Ironically the increase in arrests of gang members and serious crime convictions risks further aggravating prison overcrowding. The most dangerous offenders are not separated from petty criminals for lack of space. Justice and police reforms could fail if prison infrastructure is not immediately improved but neither donors nor the government are taking adequate account of the correctional element of security sector reform. The Interim Cooperation Framework (ICF) of 2004 identified basic commitments but the response has been minimal. While some technical support and emergency repairs have begun, only Canada has pledged to pay for construction, maintenance and substantial modernisation. There have been no significant steps to rehabilitate prisons and none at all to build them.
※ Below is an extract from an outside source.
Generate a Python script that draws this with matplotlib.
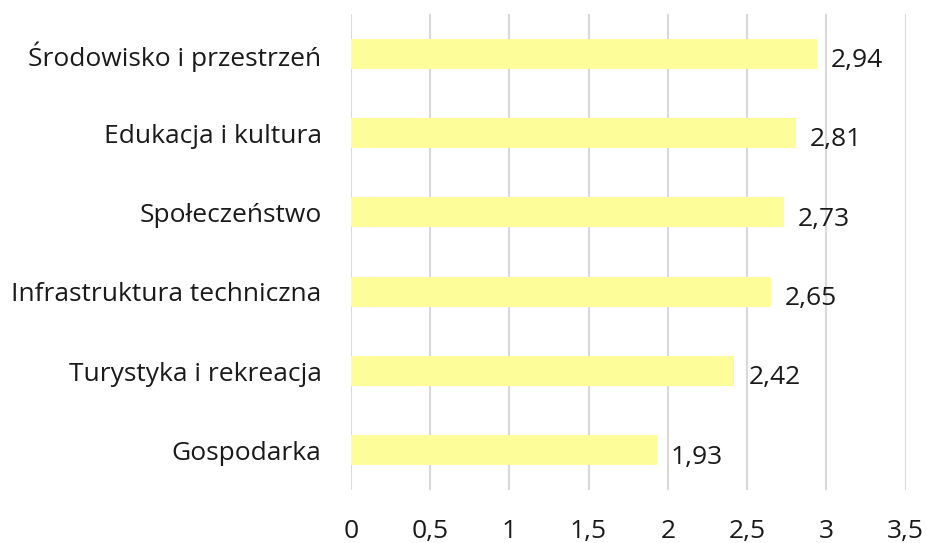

The Préval government was to mark a new era: it recognised the need to fight impunity through comprehensive reform of the security/justice sector, including police, judiciary and prisons, but the latter have only recently drawn any attention. Stakeholders in justice reform, including MINUSTAH and donors, need to undertake the following immediately to ensure that the critical third leg of the security stool is solid:

  • make certain the most dangerous prisoners are kept under adequate security in strengthened portions of the National Prison or moved to secure temporary facilities, while a maximum security prison is built;
  • modernise existing prisons and concurrently plan for and begin to expand prison capacity to reduce overcrowding permanently;
  • hold an emergency donors’ conference to establish a prison construction fund to meet all urgent 2007 prison construction needs and pledge towards long-term prison reform requirements;
  • give the new detention commission additional staff, advisers and computerised databases, and monitor its efforts to identify prisoners who should be released on bail or unconditionally because no charges are pending, no trial has been held, they are not a threat to society or they have served their time; and
  • bring guards more rapidly into the same vetting process as the Haitian National Police (HNP), as part of a comprehensive human resource plan to recruit, train and staff prisons.